Demonstrators Continue Taking To The Streets To Demand Police Reform. Cops Keep Finding Themselves On The Wrong Side Of The Law. Will Anything Change?
For 71 days now, Dallasites have taken to the streets to protest, march and chant in support of police reform. And what do they have to show for it?
While the Dallas Police Department has indeed made some concessions in response to the public’s demands — including promises to not use less-lethal weapons on “peaceful” protesters and to release body camera footage of officer-involved incidents within 72 hours of those events taking place (we’ll have more coverage on these newly installed policies in the coming week or so) — these handful of changes haven’t yet done much to calm the ongoing protest activity.

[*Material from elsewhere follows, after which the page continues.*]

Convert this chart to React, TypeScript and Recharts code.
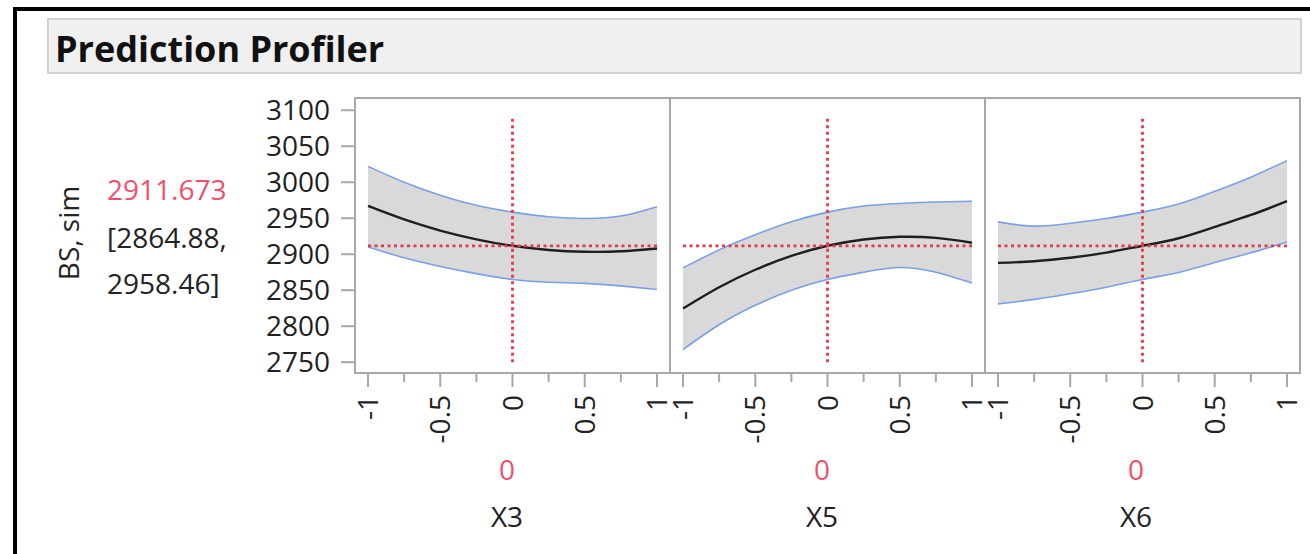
import { ComposedChart, Area, Line, XAxis, YAxis, ReferenceLine } from 'recharts';

// factor settings along each x axis
const xs = [-1, -0.75, -0.5, -0.25, 0, 0.25, 0.5, 0.75, 1];

// X3 profile
const x3Mean = [2967, 2948.3, 2932.9, 2920.7, 2911.7, 2905.9, 2903.4, 2904.1, 2908];
const x3Lower = [2910, 2895, 2883, 2873, 2864.9, 2861, 2859.5, 2856, 2851];
const x3Upper = [3022, 3000, 2982, 2968, 2958.5, 2952, 2949.6, 2953, 2966];

// X5 profile
const x5Mean = [2824.5, 2854.1, 2878.4, 2897.7, 2911.7, 2920.5, 2924.2, 2922.7, 2916];
const x5Lower = [2767.6, 2802, 2829, 2850, 2865, 2875, 2881.5, 2875, 2860];
const x5Upper = [2881, 2906, 2927, 2945, 2958.5, 2967, 2970.5, 2972.5, 2973.6];

// X6 profile
const x6Mean = [2887.9, 2890.3, 2895.1, 2902.2, 2911.7, 2922.2, 2937.9, 2954.5, 2973.6];
const x6Lower = [2831, 2837.3, 2845.1, 2854.2, 2864.9, 2874.7, 2888.4, 2902, 2917];
const x6Upper = [2944.9, 2939, 2943, 2949.6, 2958.5, 2969.7, 2987.4, 3007, 3030];

const factors = ['X3', 'X5', 'X6'];
const settings = [0, 0, 0];
const yTicks = [2750, 2800, 2850, 2900, 2950, 3000, 3050, 3100];
const xTicks = [-1, -0.75, -0.5, -0.25, 0, 0.25, 0.5, 0.75, 1];
const majorTicks = [-1, -0.5, 0, 0.5, 1];

const predicted = 2911.673;
const ciLow = 2864.88;
const ciHigh = 2958.46;
const responseName = 'BS, sim';

const FONT = "'Segoe UI', 'Open Sans', sans-serif";
const RED = '#e8374b';
const RED_TEXT = '#f0506e';
const FRAME = '#a8a8a8';

// plot frame geometry (page pixels)
const PLOT_TOP = 98;
const PLOT_BOTTOM = 373;
const PANEL_X = [355, 670, 985, 1300];
const SIDE = 20; // extra svg room on each side of a panel for tick labels

const build = (mean: number[], lower: number[], upper: number[]) =>
  xs.map((x, i) => ({ x, mean: mean[i], lower: lower[i], upper: upper[i], band: [lower[i], upper[i]] }));

const panels = [
  build(x3Mean, x3Lower, x3Upper),
  build(x5Mean, x5Lower, x5Upper),
  build(x6Mean, x6Lower, x6Upper),
];

function XTick(props: any) {
  const { x, y, payload } = props;
  const major = majorTicks.includes(payload.value);
  return (
    <g>
      <line x1={x} x2={x} y1={y} y2={y + (major ? 14 : 9)} stroke={FRAME} strokeWidth={2} />
      {major && (
        <text
          x={x}
          y={y + 22}
          dy="0.36em"
          textAnchor="end"
          transform={`rotate(-90, ${x}, ${y + 22})`}
          fontSize={28}
          fontFamily={FONT}
          fill="#222"
        >
          {String(payload.value)}
        </text>
      )}
    </g>
  );
}

function Panel({ data, first }: { data: any[]; first: boolean }) {
  const yw = first ? 105 : 0;
  const plotW = 315;
  return (
    <ComposedChart
      width={plotW + yw + (first ? 0 : SIDE) + SIDE}
      height={370}
      data={data}
      margin={{ top: PLOT_TOP - 90, right: SIDE, bottom: 0, left: first ? 0 : SIDE }}
    >
      <XAxis
        dataKey="x"
        type="number"
        domain={[-1.09, 1.09]}
        ticks={xTicks}
        interval={0}
        tick={<XTick />}
        tickLine={false}
        tickSize={0}
        tickMargin={0}
        height={90 + 370 - PLOT_BOTTOM}
        axisLine={false}
        allowDataOverflow
      />
      <YAxis
        type="number"
        domain={[2735, 3117]}
        ticks={yTicks}
        interval={0}
        hide={!first}
        width={yw}
        tickSize={14}
        tickMargin={11}
        tick={{ fontSize: 28, fontFamily: FONT, fill: '#222' }}
        tickLine={{ stroke: FRAME, strokeWidth: 2 }}
        axisLine={false}
        allowDataOverflow
      />
      <Area dataKey="band" type="natural" fill="#d9d9d9" fillOpacity={1} stroke="none" isAnimationActive={false} />
      <Line dataKey="upper" type="natural" stroke="#7b9fe6" strokeWidth={1.6} dot={false} activeDot={false} isAnimationActive={false} />
      <Line dataKey="lower" type="natural" stroke="#7b9fe6" strokeWidth={1.6} dot={false} activeDot={false} isAnimationActive={false} />
      <Line dataKey="mean" type="natural" stroke="#1e1e1e" strokeWidth={2.4} dot={false} activeDot={false} isAnimationActive={false} />
      <ReferenceLine segment={[{ x: -1, y: predicted }, { x: 1, y: predicted }]} stroke={RED} strokeWidth={2.8} strokeDasharray="3 3.5" />
      <ReferenceLine segment={[{ x: 0, y: 2750 }, { x: 0, y: 3090 }]} stroke={RED} strokeWidth={2.8} strokeDasharray="3 3.5" />
    </ComposedChart>
  );
}

const labelCenter = [507, 822, 1136];

export default function App() {
  return (
    <div style={{ position: 'absolute', left: 0, top: 0, width: 1310, height: 554, background: '#fff', overflow: 'hidden' }}>
      <svg width={1310} height={554} style={{ position: 'absolute', left: 0, top: 0 }}>
        <rect x={13} y={7} width={1297} height={4} fill="#000" />
        <rect x={13} y={7} width={4} height={547} fill="#000" />
        <rect x={48} y={19} width={1253} height={54} fill="#f0f0f0" stroke="#d2d2d2" strokeWidth={2} />
        <text x={55} y={62} fontSize={36} fontWeight="bold" fontFamily={FONT} fill="#111">
          Prediction Profiler
        </text>
        <text transform="translate(79, 233) rotate(-90)" textAnchor="middle" fontSize={28} fontFamily={FONT} fill="#222">
          {responseName}
        </text>
        <text x={107} y={200} fontSize={28} fontFamily={FONT} fill={RED_TEXT}>
          {predicted.toFixed(3)}
        </text>
        <text x={107} y={248} fontSize={28} fontFamily={FONT} fill="#222">
          {`[${ciLow},`}
        </text>
        <text x={107} y={294} fontSize={28} fontFamily={FONT} fill="#222">
          {`${ciHigh}]`}
        </text>
        {factors.map((f, i) => (
          <g key={f}>
            <text x={labelCenter[i]} y={480} textAnchor="middle" fontSize={28} fontFamily={FONT} fill={RED_TEXT}>
              {settings[i]}
            </text>
            <text x={labelCenter[i]} y={527} textAnchor="middle" fontSize={28} fontFamily={FONT} fill="#222">
              {f}
            </text>
          </g>
        ))}
        <rect
          x={PANEL_X[0]}
          y={PLOT_TOP}
          width={PANEL_X[3] - PANEL_X[0]}
          height={PLOT_BOTTOM - PLOT_TOP}
          fill="none"
          stroke={FRAME}
          strokeWidth={2}
        />
        <line x1={PANEL_X[1]} x2={PANEL_X[1]} y1={PLOT_TOP} y2={PLOT_BOTTOM} stroke={FRAME} strokeWidth={2} />
        <line x1={PANEL_X[2]} x2={PANEL_X[2]} y1={PLOT_TOP} y2={PLOT_BOTTOM} stroke={FRAME} strokeWidth={2} />
      </svg>
      {panels.map((d, i) => (
        <div key={i} style={{ position: 'absolute', left: i === 0 ? 250 : PANEL_X[i] - SIDE, top: 90 }}>
          <Panel data={d} first={i === 0} />
        </div>
      ))}
    </div>
  );
}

Is anyone listening? Optimistically, one might point to the Dallas city government being on its annual July-long recess as reason for the delay in action. More pessimistically — and especially in light of the reveal that DPD had been keeping under wraps the already internally confirmed details of its violent early protest response as the public continuously demanded those details while calling for the ousting of its top officials — one might roll their eyes and suggest area law enforcement agencies and officials are simply hoping the public’s frustrations will boil over as they have in the past, allowing officials to continue conducting business as usual sooner or later.
But, amidst all the social unrest and accusations that cops believe themselves to be above the laws they are asked to uphold, a number of area officers aren’t really doing their open-to-reform peers any favors. Instead, they’re getting into trouble and providing ammunition to their critics.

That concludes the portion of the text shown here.